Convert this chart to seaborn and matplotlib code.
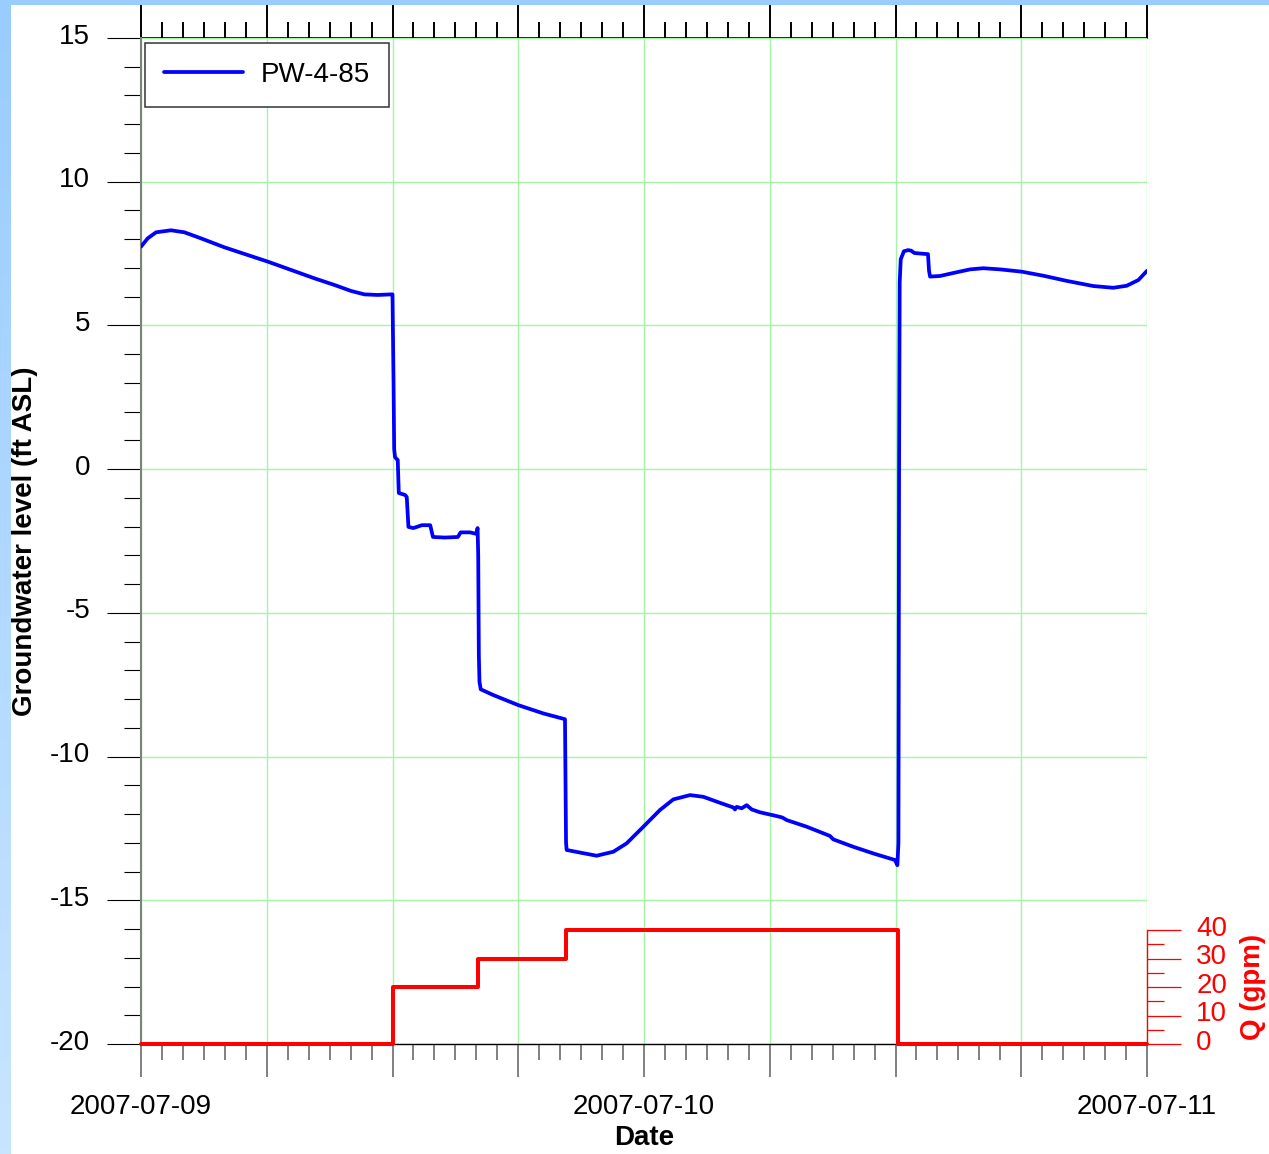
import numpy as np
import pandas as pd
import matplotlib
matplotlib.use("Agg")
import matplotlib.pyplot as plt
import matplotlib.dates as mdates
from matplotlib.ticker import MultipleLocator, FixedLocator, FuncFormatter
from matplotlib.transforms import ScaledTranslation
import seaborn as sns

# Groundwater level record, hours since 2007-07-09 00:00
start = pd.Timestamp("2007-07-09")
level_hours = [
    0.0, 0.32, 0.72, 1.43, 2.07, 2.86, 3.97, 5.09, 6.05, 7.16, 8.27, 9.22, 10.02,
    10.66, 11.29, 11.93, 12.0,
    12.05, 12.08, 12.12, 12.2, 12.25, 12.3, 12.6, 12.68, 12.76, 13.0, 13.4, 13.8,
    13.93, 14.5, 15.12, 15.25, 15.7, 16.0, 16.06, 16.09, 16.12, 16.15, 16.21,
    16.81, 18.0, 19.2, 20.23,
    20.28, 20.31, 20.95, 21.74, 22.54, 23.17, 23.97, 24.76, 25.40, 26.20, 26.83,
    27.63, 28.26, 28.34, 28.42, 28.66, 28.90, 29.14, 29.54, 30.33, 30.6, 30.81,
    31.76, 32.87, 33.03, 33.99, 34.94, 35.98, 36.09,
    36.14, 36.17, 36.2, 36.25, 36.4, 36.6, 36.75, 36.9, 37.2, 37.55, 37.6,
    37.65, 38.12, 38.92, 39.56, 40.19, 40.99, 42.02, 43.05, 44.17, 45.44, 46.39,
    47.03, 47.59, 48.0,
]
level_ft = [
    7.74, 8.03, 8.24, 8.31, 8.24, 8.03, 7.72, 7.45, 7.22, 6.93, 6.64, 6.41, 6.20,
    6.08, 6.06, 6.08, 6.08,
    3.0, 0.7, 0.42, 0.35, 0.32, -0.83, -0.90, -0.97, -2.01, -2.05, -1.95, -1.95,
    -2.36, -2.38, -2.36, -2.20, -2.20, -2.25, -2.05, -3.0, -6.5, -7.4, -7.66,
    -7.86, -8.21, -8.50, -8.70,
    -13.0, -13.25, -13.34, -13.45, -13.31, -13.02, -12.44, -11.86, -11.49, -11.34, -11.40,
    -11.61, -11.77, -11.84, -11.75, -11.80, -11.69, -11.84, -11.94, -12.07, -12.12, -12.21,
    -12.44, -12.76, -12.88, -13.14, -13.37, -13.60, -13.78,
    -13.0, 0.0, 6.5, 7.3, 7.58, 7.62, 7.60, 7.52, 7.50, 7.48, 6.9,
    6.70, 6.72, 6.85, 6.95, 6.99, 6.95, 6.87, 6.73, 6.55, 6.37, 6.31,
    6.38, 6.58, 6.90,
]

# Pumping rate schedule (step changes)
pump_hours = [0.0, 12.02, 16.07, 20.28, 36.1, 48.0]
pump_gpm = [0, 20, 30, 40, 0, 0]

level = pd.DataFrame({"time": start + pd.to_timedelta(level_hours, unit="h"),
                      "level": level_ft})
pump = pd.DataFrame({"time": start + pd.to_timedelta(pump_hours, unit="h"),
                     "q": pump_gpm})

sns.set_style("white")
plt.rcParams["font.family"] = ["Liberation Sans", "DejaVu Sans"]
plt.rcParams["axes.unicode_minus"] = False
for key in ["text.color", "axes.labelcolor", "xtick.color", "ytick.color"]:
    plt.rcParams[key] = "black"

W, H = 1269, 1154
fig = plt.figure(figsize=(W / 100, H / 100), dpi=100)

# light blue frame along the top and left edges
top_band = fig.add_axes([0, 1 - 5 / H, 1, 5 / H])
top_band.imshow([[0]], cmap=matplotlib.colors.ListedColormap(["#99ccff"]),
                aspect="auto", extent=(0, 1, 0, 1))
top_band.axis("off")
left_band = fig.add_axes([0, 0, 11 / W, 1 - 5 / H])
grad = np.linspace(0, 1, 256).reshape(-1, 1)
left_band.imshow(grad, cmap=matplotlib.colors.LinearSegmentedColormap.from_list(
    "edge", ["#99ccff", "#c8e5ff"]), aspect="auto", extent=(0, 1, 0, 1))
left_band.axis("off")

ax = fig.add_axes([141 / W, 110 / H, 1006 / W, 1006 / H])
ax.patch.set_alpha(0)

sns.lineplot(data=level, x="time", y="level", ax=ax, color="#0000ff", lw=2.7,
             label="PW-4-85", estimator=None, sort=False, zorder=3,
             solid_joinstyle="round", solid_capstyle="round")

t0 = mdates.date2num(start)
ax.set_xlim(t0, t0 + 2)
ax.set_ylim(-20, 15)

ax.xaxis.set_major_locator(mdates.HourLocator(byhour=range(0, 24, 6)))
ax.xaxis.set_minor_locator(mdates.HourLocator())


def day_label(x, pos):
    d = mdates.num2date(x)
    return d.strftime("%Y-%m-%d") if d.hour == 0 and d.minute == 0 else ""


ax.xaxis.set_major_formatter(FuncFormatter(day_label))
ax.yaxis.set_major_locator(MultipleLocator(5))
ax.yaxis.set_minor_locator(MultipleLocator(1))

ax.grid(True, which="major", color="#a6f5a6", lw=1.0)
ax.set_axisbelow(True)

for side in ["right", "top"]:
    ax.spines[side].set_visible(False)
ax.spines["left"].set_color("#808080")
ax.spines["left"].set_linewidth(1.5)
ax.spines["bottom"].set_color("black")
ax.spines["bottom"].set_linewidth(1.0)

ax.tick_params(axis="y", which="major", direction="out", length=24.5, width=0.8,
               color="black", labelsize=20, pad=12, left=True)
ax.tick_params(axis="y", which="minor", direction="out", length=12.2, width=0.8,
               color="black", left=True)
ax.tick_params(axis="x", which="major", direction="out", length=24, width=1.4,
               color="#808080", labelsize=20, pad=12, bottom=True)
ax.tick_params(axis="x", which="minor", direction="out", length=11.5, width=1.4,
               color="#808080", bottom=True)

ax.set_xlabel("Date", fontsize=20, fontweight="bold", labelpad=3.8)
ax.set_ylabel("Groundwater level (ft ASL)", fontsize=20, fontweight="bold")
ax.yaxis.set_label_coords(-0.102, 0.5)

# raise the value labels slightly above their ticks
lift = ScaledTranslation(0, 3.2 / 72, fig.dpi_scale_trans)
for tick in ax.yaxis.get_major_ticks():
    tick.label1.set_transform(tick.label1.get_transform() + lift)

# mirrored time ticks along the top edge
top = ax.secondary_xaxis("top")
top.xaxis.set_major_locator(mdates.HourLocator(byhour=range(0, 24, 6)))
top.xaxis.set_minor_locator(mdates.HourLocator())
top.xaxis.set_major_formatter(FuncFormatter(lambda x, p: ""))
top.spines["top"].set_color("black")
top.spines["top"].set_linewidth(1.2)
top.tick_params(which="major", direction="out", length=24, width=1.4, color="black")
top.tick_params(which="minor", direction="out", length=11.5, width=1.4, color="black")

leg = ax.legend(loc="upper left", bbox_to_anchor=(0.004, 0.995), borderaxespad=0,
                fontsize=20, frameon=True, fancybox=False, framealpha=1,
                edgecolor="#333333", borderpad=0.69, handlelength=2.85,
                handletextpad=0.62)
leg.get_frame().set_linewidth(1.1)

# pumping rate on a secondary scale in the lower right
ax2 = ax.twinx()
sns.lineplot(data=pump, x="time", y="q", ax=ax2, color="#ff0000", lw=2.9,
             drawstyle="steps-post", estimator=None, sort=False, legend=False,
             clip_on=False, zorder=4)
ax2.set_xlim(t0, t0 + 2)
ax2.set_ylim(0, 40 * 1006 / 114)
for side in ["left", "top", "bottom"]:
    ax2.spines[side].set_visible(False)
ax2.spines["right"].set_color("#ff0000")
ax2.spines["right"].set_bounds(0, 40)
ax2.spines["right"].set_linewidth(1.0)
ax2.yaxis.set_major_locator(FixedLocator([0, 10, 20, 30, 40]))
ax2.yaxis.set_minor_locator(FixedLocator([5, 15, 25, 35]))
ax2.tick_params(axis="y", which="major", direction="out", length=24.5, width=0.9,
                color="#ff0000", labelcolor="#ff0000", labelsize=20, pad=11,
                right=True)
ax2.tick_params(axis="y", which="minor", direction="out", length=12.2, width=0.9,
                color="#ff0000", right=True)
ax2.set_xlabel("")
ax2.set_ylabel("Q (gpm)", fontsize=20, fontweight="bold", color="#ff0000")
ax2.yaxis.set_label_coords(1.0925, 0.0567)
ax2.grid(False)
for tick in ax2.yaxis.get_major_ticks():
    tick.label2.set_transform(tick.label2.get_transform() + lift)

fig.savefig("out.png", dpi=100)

EXERCISE REQUIREMENTS
With the pictures left out, restate word for word every line of the data above, from the first down to the line that contains "import seaborn as sns".

EXERCISE OUTPUT
Convert this chart to seaborn and matplotlib code.
import numpy as np
import pandas as pd
import matplotlib
matplotlib.use("Agg")
import matplotlib.pyplot as plt
import matplotlib.dates as mdates
from matplotlib.ticker import MultipleLocator, FixedLocator, FuncFormatter
from matplotlib.transforms import ScaledTranslation
import seaborn as sns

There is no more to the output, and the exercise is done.